▶ **STATED TASK**: For the copy, please give all of the data again exactly and leave the pictures out.

▶ **DATA PROVIDED**:
◇ ◇ ◇ ◇ ◇ ◇ ◇
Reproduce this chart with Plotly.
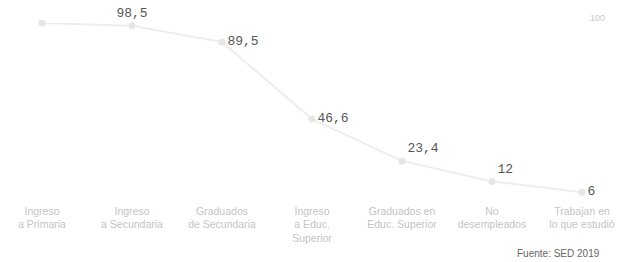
import plotly.graph_objects as go

categories = [
    "Ingreso<br>a Primaria",
    "Ingreso<br>a Secundaria",
    "Graduados<br>de Secundaria",
    "Ingreso<br>a Educ.<br>Superior",
    "Graduados en<br>Educ. Superior",
    "No<br>desempleados",
    "Trabajan en<br>lo que estudió",
]
values = [100, 98.5, 89.5, 46.6, 23.4, 12, 6]
value_labels = ["", "98,5", "89,5", "46,6", "23,4", "12", "6"]
label_positions = ["top center", "top center", "middle right", "middle right",
                   "top right", "top right", "middle right"]
source_text = "Fuente: SED 2019"

fig = go.Figure()
fig.add_trace(go.Scatter(
    x=list(range(len(categories))),
    y=values,
    mode="lines+markers+text",
    line=dict(color="#eeeeee", width=2),
    marker=dict(color="#e6e6e6", size=7),
    text=value_labels,
    textposition=label_positions,
    textfont=dict(family="Liberation Mono, DejaVu Sans Mono, monospace", size=13, color="#555555"),
    cliponaxis=False,
    hoverinfo="skip",
))

fig.update_layout(
    template="none",
    width=618, height=262,
    margin=dict(l=24, r=18, t=23, b=59, autoexpand=False),
    paper_bgcolor="white", plot_bgcolor="white",
    showlegend=False,
    xaxis=dict(
        range=[-0.2, 6.2],
        tickmode="array",
        tickvals=list(range(len(categories))),
        ticktext=categories,
        showgrid=False, zeroline=False, showline=False,
        automargin=False,
        tickfont=dict(family="Liberation Sans, Arial, sans-serif", size=10.5, color="#c4c4c4"),
        ticks="",
    ),
    yaxis=dict(
        range=[0, 100],
        showgrid=False, zeroline=False, showline=False,
        showticklabels=False, automargin=False,
    ),
    annotations=[
        dict(text="100", xref="paper", yref="paper", x=0.995, y=1.03,
             xanchor="center", yanchor="middle", showarrow=False,
             font=dict(family="Liberation Sans, Arial, sans-serif", size=9, color="#c8c8c8")),
        dict(text=source_text, xref="paper", yref="paper", x=1.004, y=-0.278,
             xanchor="right", yanchor="middle", showarrow=False,
             font=dict(family="Liberation Sans, Arial, sans-serif", size=10, color="#666666")),
    ],
)

fig.write_html("out.html", config={"displayModeBar": False},
               post_script="document.body.style.margin='0';document.body.style.overflow='hidden';")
◇ ◇ ◇ ◇ ◇ ◇ ◇
▶ **THE ANSWER**:
Reproduce this chart with Plotly.
import plotly.graph_objects as go

categories = [
    "Ingreso<br>a Primaria",
    "Ingreso<br>a Secundaria",
    "Graduados<br>de Secundaria",
    "Ingreso<br>a Educ.<br>Superior",
    "Graduados en<br>Educ. Superior",
    "No<br>desempleados",
    "Trabajan en<br>lo que estudió",
]
values = [100, 98.5, 89.5, 46.6, 23.4, 12, 6]
value_labels = ["", "98,5", "89,5", "46,6", "23,4", "12", "6"]
label_positions = ["top center", "top center", "middle right", "middle right",
                   "top right", "top right", "middle right"]
source_text = "Fuente: SED 2019"

fig = go.Figure()
fig.add_trace(go.Scatter(
    x=list(range(len(categories))),
    y=values,
    mode="lines+markers+text",
    line=dict(color="#eeeeee", width=2),
    marker=dict(color="#e6e6e6", size=7),
    text=value_labels,
    textposition=label_positions,
    textfont=dict(family="Liberation Mono, DejaVu Sans Mono, monospace", size=13, color="#555555"),
    cliponaxis=False,
    hoverinfo="skip",
))

fig.update_layout(
    template="none",
    width=618, height=262,
    margin=dict(l=24, r=18, t=23, b=59, autoexpand=False),
    paper_bgcolor="white", plot_bgcolor="white",
    showlegend=False,
    xaxis=dict(
        range=[-0.2, 6.2],
        tickmode="array",
        tickvals=list(range(len(categories))),
        ticktext=categories,
        showgrid=False, zeroline=False, showline=False,
        automargin=False,
        tickfont=dict(family="Liberation Sans, Arial, sans-serif", size=10.5, color="#c4c4c4"),
        ticks="",
    ),
    yaxis=dict(
        range=[0, 100],
        showgrid=False, zeroline=False, showline=False,
        showticklabels=False, automargin=False,
    ),
    annotations=[
        dict(text="100", xref="paper", yref="paper", x=0.995, y=1.03,
             xanchor="center", yanchor="middle", showarrow=False,
             font=dict(family="Liberation Sans, Arial, sans-serif", size=9, color="#c8c8c8")),
        dict(text=source_text, xref="paper", yref="paper", x=1.004, y=-0.278,
             xanchor="right", yanchor="middle", showarrow=False,
             font=dict(family="Liberation Sans, Arial, sans-serif", size=10, color="#666666")),
    ],
)

fig.write_html("out.html", config={"displayModeBar": False},
               post_script="document.body.style.margin='0';document.body.style.overflow='hidden';")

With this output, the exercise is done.